How does Skyrizi work?

Skyrizi blocks the activity of interleukin-23 (IL-23), a chemical ‘messenger’ in the immune system which signals other cells to cause inflammation. In people with psoriasis, the immune system is overactive and creates too much inflammation, which leads to the development of psoriasis symptoms. Skyrizi is very precise and binds to a specific part of the IL-23 messenger, called p19. This then blocks IL-23 from sending out the inflammation signals and processes, preventing some of the inflammation from occurring and leading to an improvement in psoriasis for some people who take it.

How is Skyrizi used?

Skyrizi is taken as an injection under the skin via a pre-filled syringe or pre-filled injection pen. The recommended dose is 150mg. When Skyrizi was launched you needed to have two injections of 75mg at each dose. However, from 9th July 2021 each injection will now contain the full dose (150mg) and so only one injection will be required each time. There will still be supplies of the two dose injections through to January 2022. The injections should be administered in areas such as the thighs or abdomen avoiding where the skin is tender, bruised or affected by psoriasis.

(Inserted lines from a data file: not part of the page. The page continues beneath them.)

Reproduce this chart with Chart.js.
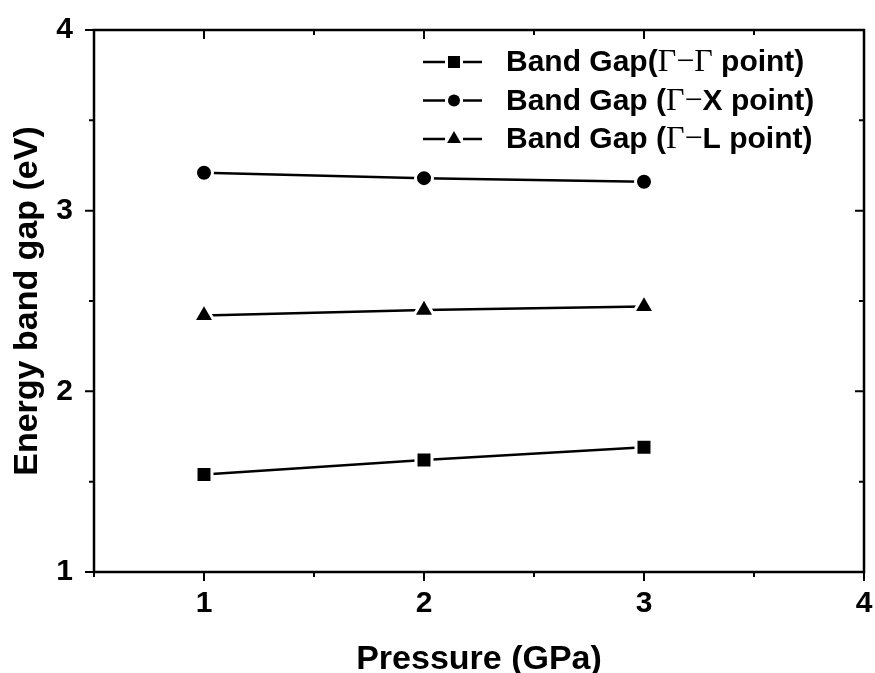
<!DOCTYPE html>
<html>
<head>
<meta charset="utf-8">
<script src="https://cdn.jsdelivr.net/npm/chart.js@4"></script>
<style>
  html, body { margin: 0; padding: 0; background: #fff; }
  #wrap { width: 875px; height: 673px; }
</style>
</head>
<body>
<div id="wrap"><canvas id="chart" width="875" height="673"></canvas></div>
<script>
// Band gap vs pressure, three transitions.
const pressure = [1, 2, 3];
const gapGG = [1.54, 1.62, 1.69];
const gapGX = [3.21, 3.18, 3.16];
const gapGL = [2.42, 2.45, 2.47];
const seriesNames = ["Band Gap(Γ−Γ point)", "Band Gap (Γ−X point)", "Band Gap (Γ−L point)"];
const xTicks = [1, 2, 3, 4];
const yTicks = [1, 2, 3, 4];
const xMinor = [0.5, 1.5, 2.5, 3.5];
const yMinor = [1.5, 2.5, 3.5];

const SANS = '"Liberation Sans", Arial, sans-serif';
const SERIF = '"Liberation Serif", "Times New Roman", serif';

const toPts = (ys) => pressure.map((x, i) => ({ x, y: ys[i] }));

// white border on the markers leaves the small gap Origin draws round them
const series = (label, ys, style, r) => ({
  label,
  data: toPts(ys),
  borderColor: "#000",
  borderWidth: 2.5,
  pointStyle: style,
  pointRadius: r,
  pointHoverRadius: r,
  pointBackgroundColor: "#000",
  pointBorderColor: "#fff",
  pointBorderWidth: 3,
  tension: 0,
});

// keep the plot box where the figure has it: no extra room for edge labels
const noPad = (s) => {
  s.paddingTop = 0; s.paddingBottom = 0; s.paddingLeft = 0; s.paddingRight = 0;
};

const MAJOR = 9, MINOR = 5;

const framePlugin = {
  id: "frame",
  afterDraw(chart) {
    const { ctx, chartArea: a, scales: { x, y } } = chart;
    ctx.save();
    ctx.strokeStyle = "#000";
    ctx.lineWidth = 2.5;
    ctx.strokeRect(a.left, a.top, a.right - a.left, a.bottom - a.top);
    ctx.lineWidth = 2;
    ctx.beginPath();
    const xt = (v, len) => {
      const px = x.getPixelForValue(v);
      ctx.moveTo(px, a.bottom); ctx.lineTo(px, a.bottom + len);   // outward
      ctx.moveTo(px, a.top); ctx.lineTo(px, a.top + len);         // inward
    };
    const yt = (v, len) => {
      const py = y.getPixelForValue(v);
      ctx.moveTo(a.left, py); ctx.lineTo(a.left - len, py);
      ctx.moveTo(a.right, py); ctx.lineTo(a.right - len, py);
    };
    xTicks.forEach((v) => xt(v, MAJOR));
    xMinor.forEach((v) => xt(v, MINOR));
    yTicks.forEach((v) => yt(v, MAJOR));
    yMinor.forEach((v) => yt(v, MINOR));
    ctx.stroke();
    ctx.restore();
  },
};

// Legend drawn by hand: "—■— text", with Γ and − set in a serif face.
const legendPlugin = {
  id: "gapLegend",
  afterDraw(chart) {
    const { ctx } = chart;
    const marks = [["rect", 8.5], ["circle", 6], ["triangle", 8]];
    ctx.save();
    chart.data.datasets.forEach((ds, i) => {
      const base = 71 + i * 38.5;
      const yc = base - 9;
      ctx.strokeStyle = "#000";
      ctx.lineWidth = 2.5;
      ctx.beginPath();
      ctx.moveTo(423, yc); ctx.lineTo(445, yc);
      ctx.moveTo(463, yc); ctx.lineTo(482, yc);
      ctx.stroke();
      ctx.fillStyle = "#000";
      Chart.helpers.drawPoint(ctx, {
        pointStyle: marks[i][0], radius: marks[i][1], borderWidth: 0, rotation: 0,
      }, 454, yc);
      // split text into runs of sans / serif characters
      let xpos = 506;
      ctx.textBaseline = "alphabetic";
      ctx.textAlign = "left";
      const runs = [];
      for (const ch of ds.label) {
        const serif = ch === "Γ" || ch === "−";
        const last = runs[runs.length - 1];
        if (last && last.serif === serif) last.t += ch;
        else runs.push({ serif, t: ch });
      }
      runs.forEach((r) => {
        ctx.font = r.serif ? `normal 32px ${SERIF}` : `bold 30px ${SANS}`;
        ctx.fillText(r.t, xpos, base);
        xpos += ctx.measureText(r.t).width;
      });
    });
    ctx.restore();
  },
};

new Chart(document.getElementById("chart"), {
  type: "line",
  data: {
    datasets: [
      series(seriesNames[0], gapGG, "rect", 11.3),
      series(seriesNames[1], gapGX, "circle", 8.5),
      series(seriesNames[2], gapGL, "triangle", 12.2),
    ],
  },
  options: {
    responsive: false,
    animation: false,
    devicePixelRatio: 1,
    layout: { autoPadding: false, padding: { top: 30, right: 11, left: 0, bottom: 0 } },
    plugins: { legend: { display: false }, tooltip: { enabled: false } },
    scales: {
      x: {
        type: "linear",
        min: 0.5,
        max: 4,
        afterBuildTicks: (s) => { s.ticks = xTicks.map((v) => ({ value: v })); },
        afterFit: (s) => { s.height = 101; noPad(s); },
        grid: { display: false, drawTicks: false },
        border: { display: false },
        ticks: {
          color: "#000", padding: 14, maxRotation: 0, autoSkip: false,
          font: { family: SANS, size: 30, weight: "bold" },
        },
        title: {
          display: true, text: "Pressure (GPa)", color: "#000",
          padding: { top: 0, bottom: -4 },
          font: { family: SANS, size: 34, weight: "bold", lineHeight: 1 },
        },
      },
      y: {
        type: "linear",
        min: 1,
        max: 4,
        afterBuildTicks: (s) => { s.ticks = yTicks.map((v) => ({ value: v })); },
        afterFit: (s) => { s.width = 94; noPad(s); },
        grid: { display: false, drawTicks: false },
        border: { display: false },
        ticks: {
          color: "#000", padding: 21, autoSkip: false,
          font: { family: SANS, size: 30, weight: "bold" },
        },
        title: {
          display: true, text: "Energy band gap (eV)", color: "#000",
          padding: { top: 11, bottom: 0 },
          font: { family: SANS, size: 34, weight: "bold", lineHeight: 1 },
        },
      },
    },
  },
  plugins: [framePlugin, legendPlugin],
});
</script>
</body>
</html>
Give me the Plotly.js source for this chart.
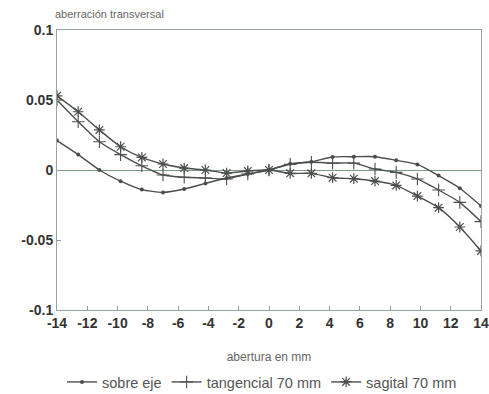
<!DOCTYPE html>
<html>
<head>
<meta charset="utf-8">
<script src="https://cdn.plot.ly/plotly-3.0.1.min.js"></script>
<style>html,body{margin:0;padding:0;background:#fff;}#chart{width:489px;height:394px;}</style>
</head>
<body>
<div id="chart"></div>
<script>
// Aperture (mm) positions of the sampled points
const apertura = [-14, -12.6, -11.2, -9.8, -8.4, -7, -5.6, -4.2, -2.8, -1.4, 0,
                  1.4, 2.8, 4.2, 5.6, 7, 8.4, 9.8, 11.2, 12.6, 14];
const sobreEje = [0.021, 0.011, 0.0, -0.008, -0.014, -0.016, -0.0136, -0.0096, -0.0057, -0.0029, 0,
                  0.0045, 0.0059, 0.0093, 0.0095, 0.0095, 0.0069, 0.004, -0.004, -0.013, -0.0257];
const tangencial = [0.05, 0.0345, 0.0202, 0.011, 0.003, -0.0036, -0.0052, -0.0057, -0.0064, -0.0029, 0,
                    0.004, 0.0055, 0.0049, 0.0049, 0.0007, -0.0017, -0.0064, -0.0143, -0.0231, -0.0369];
const sagital = [0.053, 0.0416, 0.0286, 0.0166, 0.009, 0.0043, 0.0014, 0.0, -0.0022, -0.0007, 0,
                 -0.0024, -0.0024, -0.0055, -0.0062, -0.0079, -0.011, -0.0186, -0.0269, -0.0407, -0.0578];
const xTicks = [-14, -12, -10, -8, -6, -4, -2, 0, 2, 4, 6, 8, 10, 12, 14];
const yTicks = [-0.1, -0.05, 0, 0.05, 0.1];
const yTickText = ['-0.1', '-0.05', '0', '0.05', '0.1'];

const lineColor = '#4a4f4c';
const common = {x: apertura, mode: 'lines+markers', type: 'scatter',
  line: {color: lineColor, width: 1.4, shape: 'spline', smoothing: 0.6}};

const traces = [
  Object.assign({}, common, {y: sobreEje, name: 'sobre eje',
    marker: {symbol: 'circle', size: 4, color: lineColor}}),
  Object.assign({}, common, {y: tangencial, name: 'tangencial 70 mm',
    marker: {symbol: 'cross-thin-open', size: 9, color: lineColor, line: {width: 1.1, color: lineColor}}}),
  Object.assign({}, common, {y: sagital, name: 'sagital 70 mm',
    marker: {symbol: 'asterisk-open', size: 9, color: lineColor, line: {width: 1.2, color: lineColor}}})
];

const tickFont = {family: 'Liberation Sans, Arial, sans-serif', size: 14, color: '#333', weight: 'bold'};
const layout = {
  width: 489, height: 394,
  margin: {l: 57, r: 8, t: 30, b: 84},
  paper_bgcolor: '#fff', plot_bgcolor: '#fff',
  showlegend: true,
  font: {family: 'Liberation Sans, Arial, sans-serif', color: '#555'},
  title: {text: 'aberración transversal', font: {size: 11, color: '#666'},
          x: 55/489, xanchor: 'left', y: 1 - 14/394, yanchor: 'middle'},
  xaxis: {range: [-14, 14], tickvals: xTicks, ticktext: xTicks.map(String),
          ticks: 'inside', ticklen: 4, tickcolor: '#999', showgrid: false, zeroline: false,
          showline: true, linecolor: '#9aa59a', linewidth: 1, mirror: true,
          tickfont: tickFont, automargin: false,
          title: {text: 'abertura en mm', font: {size: 12, color: '#666'}, standoff: 22}},
  yaxis: {range: [-0.1, 0.1], tickvals: yTicks, ticktext: yTickText,
          ticks: 'inside', ticklen: 4, tickcolor: '#999', showgrid: false,
          zeroline: true, zerolinecolor: '#7f9a84', zerolinewidth: 1,
          showline: true, linecolor: '#9aa59a', linewidth: 1, mirror: true,
          tickfont: tickFont, automargin: false},
  legend: {orientation: 'h', xref: 'container', yref: 'container', x: 262/489, xanchor: 'center',
           y: 12/394, yanchor: 'middle',
           font: {size: 14.5, color: '#555'}, itemwidth: 30, tracegroupgap: 0}
};
Plotly.newPlot('chart', traces, layout, {staticPlot: true, displayModeBar: false});
</script>
</body>
</html>
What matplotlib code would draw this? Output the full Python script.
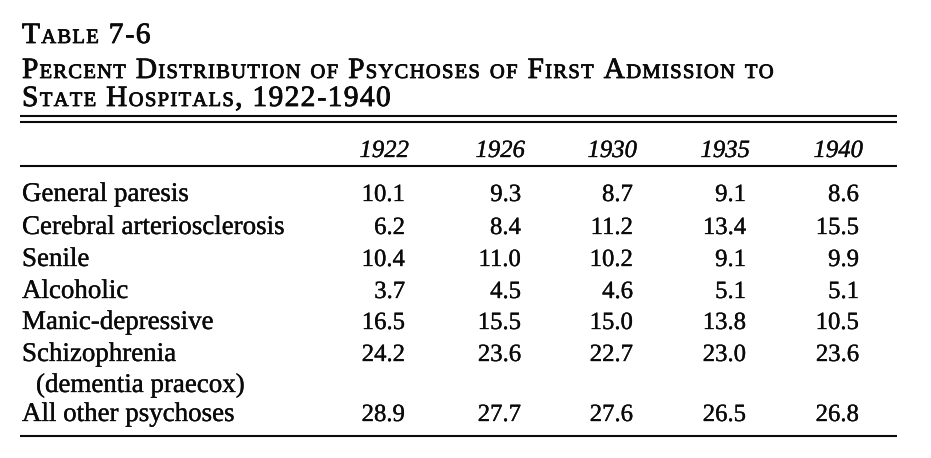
import matplotlib.pyplot as plt
import matplotlib.patheffects as pe

years = ['1922', '1926', '1930', '1935', '1940']
categories = ['General paresis', 'Cerebral arteriosclerosis', 'Senile', 'Alcoholic',
              'Manic-depressive', 'Schizophrenia', 'All other psychoses']
sub_labels = {'Schizophrenia': '(dementia praecox)'}
values = {
    'General paresis':           [10.1, 9.3, 8.7, 9.1, 8.6],
    'Cerebral arteriosclerosis': [6.2, 8.4, 11.2, 13.4, 15.5],
    'Senile':                    [10.4, 11.0, 10.2, 9.1, 9.9],
    'Alcoholic':                 [3.7, 4.5, 4.6, 5.1, 5.1],
    'Manic-depressive':          [16.5, 15.5, 15.0, 13.8, 10.5],
    'Schizophrenia':             [24.2, 23.6, 22.7, 23.0, 23.6],
    'All other psychoses':       [28.9, 27.7, 27.6, 26.5, 26.8],
}
title_lines = ['Table 7-6',
               'Percent Distribution of Psychoses of First Admission to',
               'State Hospitals, 1922-1940']

W, H = 931, 458
FONT = 'Liberation Serif'
INK = '#0a0a0a'


def ink(w):
    return [pe.withStroke(linewidth=w, foreground=INK)]


fig = plt.figure(figsize=(W / 100, H / 100), dpi=100)
ax = fig.add_axes([0, 0, 1, 1])
ax.set_xlim(0, W)
ax.set_ylim(H, 0)
ax.axis('off')
renderer = fig.canvas.get_renderer()


def txt(x, y, s, size, stroke=0.25, **kw):
    return ax.text(x, y, s, fontsize=size, family=FONT, va='baseline',
                   color=INK, path_effects=ink(stroke), **kw)


def small_caps(x, y, s, big=21.2, small=14.8, track=1.35):
    # fake small caps: capitals at full size, lower case as smaller capitals
    for ch in s:
        size = small if ch.islower() else big
        t = txt(x, y, ch.upper(), size, stroke=0.6, ha='left')
        x += t.get_window_extent(renderer).width + track


# title
for line, y in zip(title_lines, [43, 78, 106]):
    small_caps(22, y, line)

# rules
x0, x1 = 20, 897
for y in [116, 122, 166, 436]:
    ax.plot([x0, x1], [y, y], color=INK, lw=1.5, solid_capstyle='butt')

col_right = [405, 521, 633, 746, 859]
label_fs = 19.4
num_fs = 17.8

for yr, xr in zip(years, col_right):
    txt(xr + 4, 157, yr, num_fs, style='italic', ha='right')

row_y = [201, 234, 266, 298, 329, 361, 421]
for cat, y in zip(categories, row_y):
    txt(22, y, cat, label_fs, ha='left')
    if cat in sub_labels:
        txt(36, y + 31, sub_labels[cat], label_fs, ha='left')
    for v, xr in zip(values[cat], col_right):
        txt(xr, y, f'{v:.1f}', num_fs, ha='right')

fig.savefig('out.png', dpi=100)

If you are using the two-dose version of Skyrizi, the injections should be administered in separate body site locations e.g. the thigh and abdomen.

When you begin taking Skyrizi you will have your first injection(s), followed four weeks later by your next. After that Skyrizi is usually taken every 12 weeks. Most people will be trained by a nurse to give the injection to themselves.

People taking Skyrizi are likely to need regular blood tests – usually carried out by a Dermatology specialist, or by their own GP, to monitor general health whilst on the treatment.

People taking Skyrizi are more at risk of infections and so should be vaccinated against pneumonia and have an annual flu vaccination. However, not all vaccinations are safe in people taking Skyrizi and ‘live’ vaccinations (for example yellow fever, shingles) should not be given whilst on Skyrizi and for one year after stopping Skyrizi. Check with a doctor, nurse or pharmacist before having any vaccinations or taking other medication if you are not sure.